The film's cast acquits themselves nicely, turning in good performances despite the aimless chaos going on around them. In addition to Reynolds playing Jerry's animal companions, the women in Jerry's life are all given slight dual roles as well, both as Jerry's fantasy versions of them, always encouraging and positive, in addition to their actual selves. Of them, Anna Kendrick makes the strongest impression, playing a quiet loner who might be perfect for Jerry if he weren't completely crazy. She is both charming and heartbreaking, possessing a certain innocence without seeming naive or plain. Weaver also gets a very strong dramatic scene near the climax, talking to Jerry about his many problems under particularly difficult circumstances. The fact that so many of these pieces provide something interesting or compelling makes the ultimate failure of The Voices that much more frustrating. By the time the film draws to a close with little more than a half-hearted shrug, it's disappointingly clear that the voices were never saying much of interest to begin with.

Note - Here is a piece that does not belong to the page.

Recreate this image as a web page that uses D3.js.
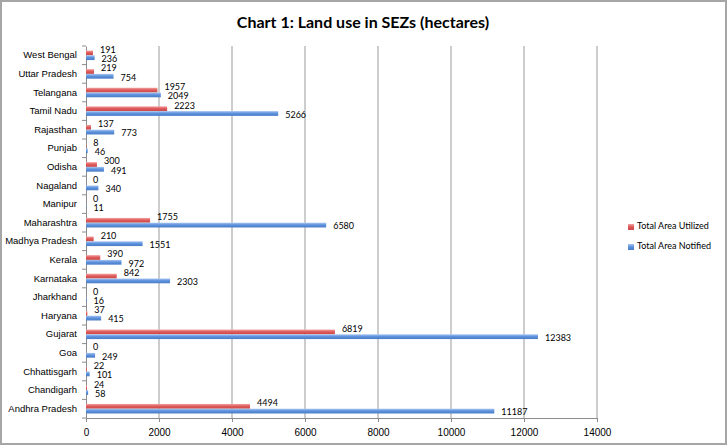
<!DOCTYPE html>
<html>
<head>
<meta charset="utf-8">
<script src="https://d3js.org/d3.v7.min.js"></script>
<style>
  body { margin: 0; background: #fff; }
  svg { display: block; font-family: Lato, "Open Sans", sans-serif; }
</style>
</head>
<body>
<div id="vis-container"></div>
<script>
// Bottom-to-top order, as in the chart
const states = ["Andhra Pradesh", "Chandigarh", "Chhattisgarh", "Goa", "Gujarat", "Haryana",
  "Jharkhand", "Karnataka", "Kerala", "Madhya Pradesh", "Maharashtra", "Manipur", "Nagaland",
  "Odisha", "Punjab", "Rajasthan", "Tamil Nadu", "Telangana", "Uttar Pradesh", "West Bengal"];
const utilized = [4494, 24, 22, 0, 6819, 37, 0, 842, 390, 210, 1755, 0, 0, 300, 8, 137, 2223, 1957, 219, 191];
const notified = [11187, 58, 101, 249, 12383, 415, 16, 2303, 972, 1551, 6580, 11, 340, 491, 46, 773, 5266, 2049, 754, 236];
const xTicks = [0, 2000, 4000, 6000, 8000, 10000, 12000, 14000];
const seriesNames = ["Total Area Utilized", "Total Area Notified"];

const width = 727, height = 445;
const plot = { left: 86, right: 597, top: 46, bottom: 418 };

const svg = d3.select("#vis-container").append("svg")
  .attr("width", width).attr("height", height);

// frame
svg.append("rect").attr("x", 1).attr("y", 1).attr("width", width - 2).attr("height", height - 2)
  .attr("fill", "#fff").attr("stroke", "#a6a6a6").attr("stroke-width", 2);

const defs = svg.append("defs");
function grad(id, light, mid, dark) {
  const g = defs.append("linearGradient").attr("id", id)
    .attr("x1", 0).attr("y1", 0).attr("x2", 0).attr("y2", 1);
  g.append("stop").attr("offset", "0%").attr("stop-color", light);
  g.append("stop").attr("offset", "45%").attr("stop-color", mid);
  g.append("stop").attr("offset", "100%").attr("stop-color", dark);
}
grad("gRed", "#f2a3a3", "#e05b5b", "#c94848");
grad("gBlue", "#a9c6f0", "#5f93de", "#4a7cc6");

const x = d3.scaleLinear().domain([0, 14000]).range([plot.left, plot.right]);
const y = d3.scaleBand().domain(states).range([plot.bottom, plot.top]);
const inner = d3.scaleBand().domain(seriesNames).range([0, y.bandwidth()]).paddingInner(0).paddingOuter(0.95);

// gridlines
svg.append("g").selectAll("line").data(xTicks.slice(1)).enter().append("line")
  .attr("x1", d => x(d)).attr("x2", d => x(d))
  .attr("y1", plot.top).attr("y2", plot.bottom)
  .attr("stroke", "#bdbdbd").attr("stroke-width", 1.5);

// x axis
const xAxis = svg.append("g").attr("transform", `translate(0,${plot.bottom})`)
  .call(d3.axisBottom(x).tickValues(xTicks).tickFormat(d3.format("d")).tickSize(4).tickSizeOuter(0).tickPadding(7));
xAxis.select(".domain").attr("stroke", "#8c8c8c");
xAxis.selectAll(".tick line").attr("stroke", "#8c8c8c");
xAxis.selectAll("text").attr("font-size", 10).attr("fill", "#000");

// y axis
const yAxis = svg.append("g").attr("transform", `translate(${plot.left},0)`)
  .call(d3.axisLeft(y).tickSize(0).tickPadding(9));
yAxis.select(".domain").attr("stroke", "#8c8c8c");
yAxis.selectAll("text").attr("font-size", 9.5).attr("fill", "#000");
// category separator ticks
svg.append("g").selectAll("line").data(d3.range(states.length + 1)).enter().append("line")
  .attr("x1", plot.left - 4).attr("x2", plot.left)
  .attr("y1", i => plot.bottom - i * y.step()).attr("y2", i => plot.bottom - i * y.step())
  .attr("stroke", "#8c8c8c");

const rows = states.map((s, i) => ({ state: s, vals: [utilized[i], notified[i]] }));
const fills = ["url(#gRed)", "url(#gBlue)"];

const groups = svg.append("g").selectAll("g").data(rows).enter().append("g")
  .attr("transform", d => `translate(0,${y(d.state)})`);

seriesNames.forEach((name, k) => {
  groups.append("rect")
    .attr("x", x(0))
    .attr("y", inner(name))
    .attr("width", d => Math.max(0, x(d.vals[k]) - x(0)))
    .attr("height", inner.bandwidth())
    .attr("fill", fills[k]);
  groups.append("text")
    .attr("x", d => x(d.vals[k]) + 7)
    .attr("y", inner(name) + inner.bandwidth() / 2 + (k === 0 ? -2.5 : 2))
    .attr("dominant-baseline", "middle")
    .attr("font-size", 9)
    .text(d => d.vals[k]);
});

// title
svg.append("text").attr("x", 363).attr("y", 28).attr("text-anchor", "middle")
  .attr("font-size", 16).attr("font-weight", "bold").text("Chart 1: Land use in SEZs (hectares)");

// legend
const legend = svg.append("g").attr("transform", "translate(628,227)");
seriesNames.forEach((name, k) => {
  legend.append("rect").attr("x", 0).attr("y", k * 20 - 3).attr("width", 6).attr("height", 6)
    .attr("fill", fills[k]);
  legend.append("text").attr("x", 9).attr("y", k * 20).attr("dominant-baseline", "middle")
    .attr("font-size", 9).text(name);
});
</script>
</body>
</html>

The Voices comes in a matte slipcover with spot gloss for the title, credits, and image of Reynolds and his two pets. The image hints effectively at the film's darkness with Reynolds' crooked smile and a hint of blood, but is a little simplistic. The single-disc release comes in an eco-friendly Viva Elite Blu-ray case, and there is an insert with an UltraViolet Digital Copy code on it.
The Video and Audio
Presented in 2.39:1 1080p AVC, Satrapi's vivid pastel colors look wonderful on Lionsgate's Blu-ray edition, popping with a vibrant, heightened crispness. Dark scenes are handled deftly as well, with inky black shadows and a nice balance, although in some shots (mostly digital effects shots), a hint of banding can be spotted. Compression is very strong, and detail is very strong, as one expects from a modern production shot on digital. The disc is also armed with a DTS-HD Master Audio 5.1 soundtrack that is generally about the dialogue, but captures a measure of creeping terror when Jerry starts to lose grip from time to time. Much like the visuals, large portions of the soundtrack are bright and unnaturally cheerful, and the audio captures that positive energy nicely. A Spanish Dolby Digital 5.1 soundtrack, English captions for the deaf and hard of hearing, and English and Spanish subtitles are also included.
"The Voices: From Fridge to Frame" (16:54) is first up, providing a general overview of the making of the movie. I hoped that Satrapi might expand on what it is that drew her to the film in an interview, given there is no commentary on the disc, but the EPK focuses more on the cast than on the director, with her few comments failing reveal much. Two visual effects-oriented featurettes follow: "VFX: The Making of Bosco and Mr. Whiskers" (6:34) and "VFX: Comparison Showreel" (2:55). The former recaps some of the information already present in the main making-of featurette regarding the digital effects needed to make the animals speak, while the latter is a standard reel showing the raw footage and completed shot. The final featurette, "The Voices of Ryan Reynolds" (4:31) is a reel of footage showing the actor voicing his four other characters in the film.
A significant chunk of additional footage follows. A couple of extended scenes (4:24) aren't anything special, showing off a bit more of Jerry's worktime fantasy, but the deleted scenes (12:10) contain some more significant excisions, including a lengthy scene between Jerry and Fiona testing her iPod on his speaker system, and an alternate ending in which Jerry has a bigger and more significant confrontation. There is also an alternate title sequence, and a couple of narrative moments that were easily explained elsewhere. The disc closes out with a lengthy selection of animatics (19:59), likely drawn by Satrapi herself (and voiced by a French actor, although they are in English), and a series of "Cast and Costume Sketch Gallery" featuring little index cards with a hand-drawn picture of each character and some information about them.
Trailers for Mortdecai, Killer Joe, Wild Card, The Captive, and a promo for Epix play before the main menu, and are accessible from the special features menu under "Also From Lionsgate." No trailer for The Voices has been included. All of the extras are in HD.
Despite a great director at the helm and a talented cast, The Voices never stops babbling incoherently long enough to make some sort of thematic point. It's certainly an interesting failure, packed with strong performances and memorable visuals, but it's also tedious, introducing ideas and failing to capitalize on them. Skip it.